Who ever Heard of an Agile Manager ???
There is no role of Agile Manager in Scrum.
What would you choose for the management and leadership involved with your company’s agile adoption?
1. Get extended time with an expert
2. Go get trained in agile
3. Hear someone share their story of how they changed as an IT executive when their company went agile
Well, you can get all three at our upcoming Certified Agile Leadership class led by Pete Behrens of Trail Ridge Consulting.
Management is consistently a top-problem with agile adoptions, and it’s clear to see why in the graph below from VersionOne’s latest State of Agile survey.
Again, there is no role of Agile Manager in Scrum.
I’m not saying management doesn’t exist, but I’m saying Scrum doesn’t speak to it. The ambiguity can be painful, and without guidance on how to change, it’s understandable that people keep behaving the way they have.
Yet management and leadership play a crucial role. They help and support the development of teams and team members into problem solvers who swarm on problems, pull work and create the best designs and architectures. My experience is that most teams don’t do these things well. This causes problems with delivery of a quality product on time. Soooo…management gets MORE involved to solve those problems. They add more meetings and processes and overhead to try and HELP!
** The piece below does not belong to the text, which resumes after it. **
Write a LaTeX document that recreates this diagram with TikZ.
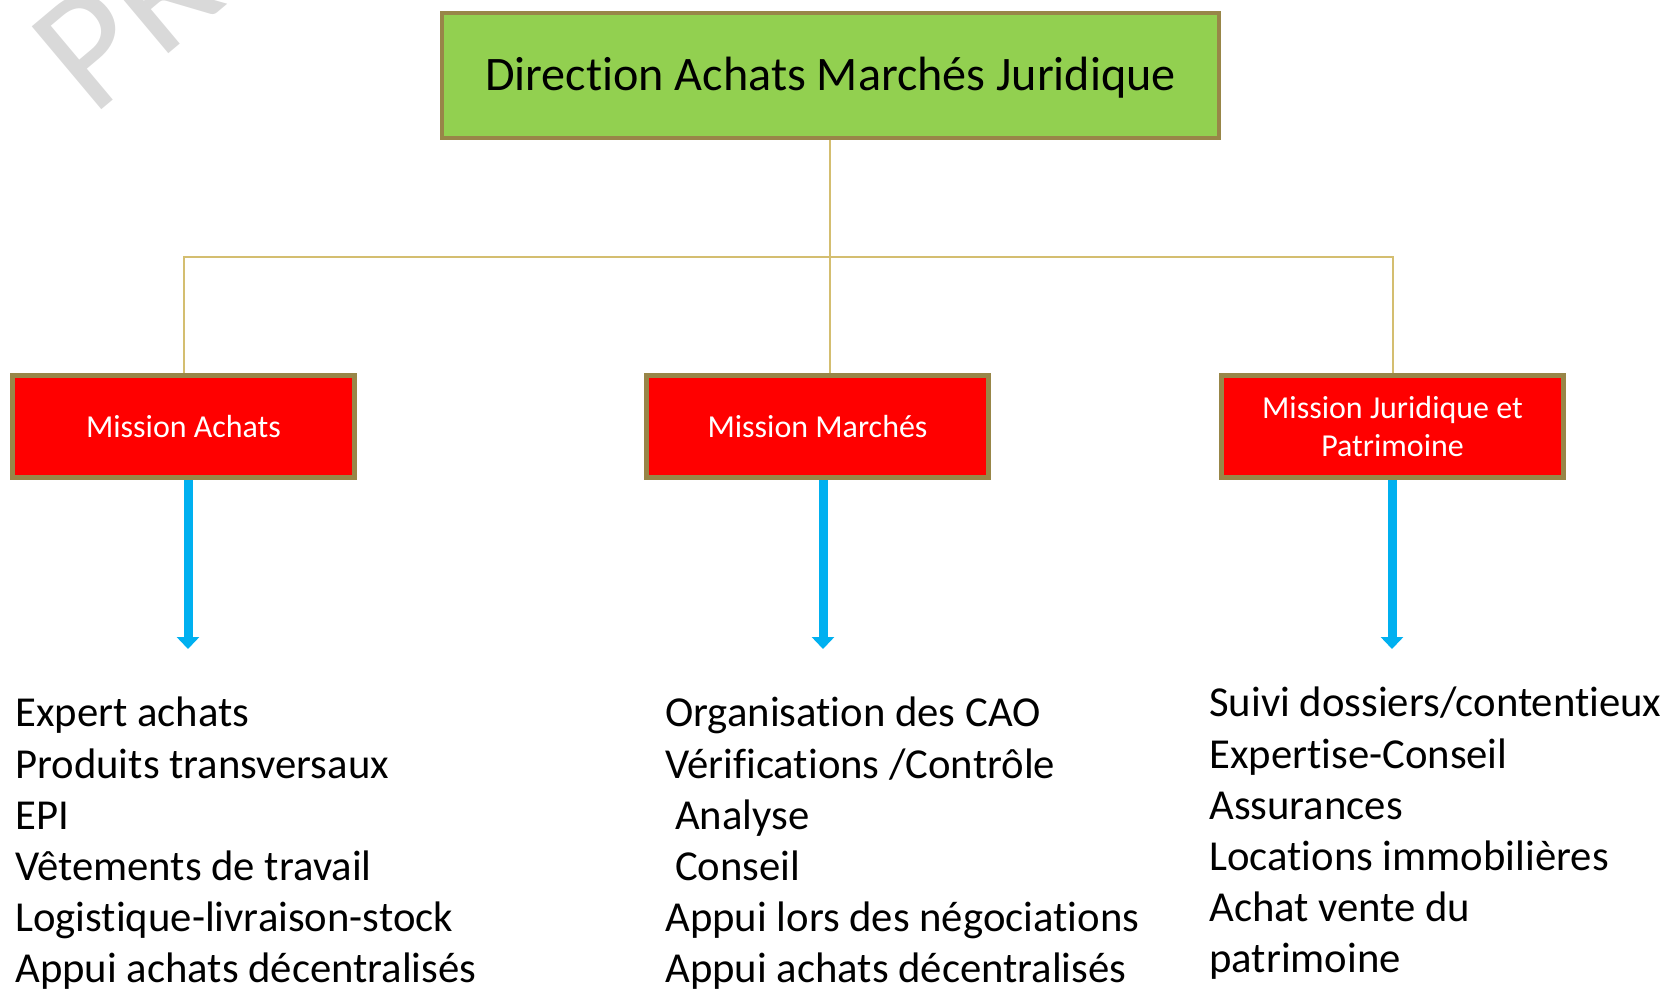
\documentclass[tikz,border=0pt]{standalone}
\usepackage{fontspec}
\setmainfont{Carlito}[RawFeature={-liga;-clig;-calt;-dlig}]
\usetikzlibrary{arrows.meta}

\begin{document}
\begin{tikzpicture}[x=0.02cm, y=-0.02cm,
        dirbox/.style={draw=cadre, fill=vertDir, line width=0.08cm, minimum width=15.54cm, minimum height=2.5cm, inner sep=0pt, font=\fontsize{27.4}{33}\selectfont},
        missionbox/.style={draw=cadre, fill=rougeMission, line width=0.1cm, minimum width=6.84cm, minimum height=2.04cm, inner sep=0pt, text=white, align=center, font=\fontsize{18.2}{21.8}\selectfont},
        lien/.style={lienOr, line width=0.04cm},
        fleche/.style={flecheBleue, line width=0.18cm, -{Triangle[length=0.24cm, width=0.44cm]}},
        liste/.style={anchor=base west, align=left, inner sep=0pt, font=\fontsize{24.3}{29.1}\selectfont}]
        % --- COULEURS ---
        \definecolor{vertDir}{RGB}{146, 208, 80}      % Vert direction
        \definecolor{rougeMission}{RGB}{255, 0, 0}    % Rouge missions
        \definecolor{cadre}{RGB}{152, 134, 72}        % Bordure olive
        \definecolor{lienOr}{RGB}{212, 190, 112}      % Liens hiérarchiques
        \definecolor{flecheBleue}{RGB}{0, 176, 240}   % Flèches
        \definecolor{filigrane}{RGB}{217, 217, 217}   % Filigrane

        \useasboundingbox (0,0) rectangle (1676,988);

        % Filigrane
        \node[rotate=40, anchor=base west, inner sep=0pt, text=filigrane, font=\fontsize{96}{96}\selectfont] (filig) at (92,118) {PR};

        % --- BOÎTES ---
        \node[dirbox, text depth=0.06cm] (dir) at (830.5,75.5) {Direction Achats Marchés Juridique};

        \node[missionbox] (mAchats) at (183.5,426.5) {Mission Achats};
        \node[missionbox] (mMarches) at (817.5,426.5) {Mission Marchés};
        \node[missionbox] (mJuridique) at (1392.5,426.5) {Mission Juridique et\\Patrimoine};

        % Liens hiérarchiques
        \coordinate (bus) at (830,257);
        \draw[lien] (dir.south -| bus) -- (bus);
        \draw[lien] (bus) -| (mAchats.north);
        \draw[lien] (bus) -| (mJuridique.north);
        \draw[lien] (bus) -- (bus |- mMarches.north);

        % --- FLÈCHES ---
        \coordinate (fA) at (188,649);
        \coordinate (fM) at (823,649);
        \coordinate (fJ) at (1392,649);
        \draw[fleche] (mAchats.south -| fA) -- (fA);
        \draw[fleche] (mMarches.south -| fM) -- (fM);
        \draw[fleche] (mJuridique.south -| fJ) -- (fJ);

        % Listes des activités (ancrées sur la dernière ligne)
        \node[liste] (lAchats) at (15,982.5) {Expert achats\\Produits transversaux\\EPI\\Vêtements de travail\\Logistique-livraison-stock\\Appui achats décentralisés};
        \node[liste] (lMarches) at (665,982.5) {Organisation des CAO\\Vérifications /Contrôle\\\ Analyse\\\ Conseil\\Appui lors des négociations\\Appui achats décentralisés};
        \node[liste] (lJuridique) at (1209,972.5) {Suivi dossiers/contentieux\\Expertise-Conseil\\Assurances\\Locations immobilières\\Achat vente du\\patrimoine};
    \end{tikzpicture}
\end{document}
It’s a downward spiral because the more management solves problems, the more the team feels a lack of ownership and empowerment. This leads to even more problems.
My Experience
I’ve been the manager who couldn’t take time off during crucial times or holidays. I’ve been the guy to come back from time away to find team members waiting for my return to ask a question that’s blocking the work. … They knew even though more about the problem and possible solutions than I did!
But I trained them to be that way! I was not a self-organizing agile manager. Every time there was a problem, *I* solved it. Every question, I would have an answer for. But the truth is, they almost always had solutions and answers, too. I just didn’t ask them…
In the end, for Scrum to work its best, especially with multiple teams in approaches like SAFe and LeSS, the managers and leadership need to grow. The goal is not being experts but rather to empower, teach and expect problem solving by the teams.
This leads to more team ownership and empowerment, and thus better and faster decisions, and because of that, a better product.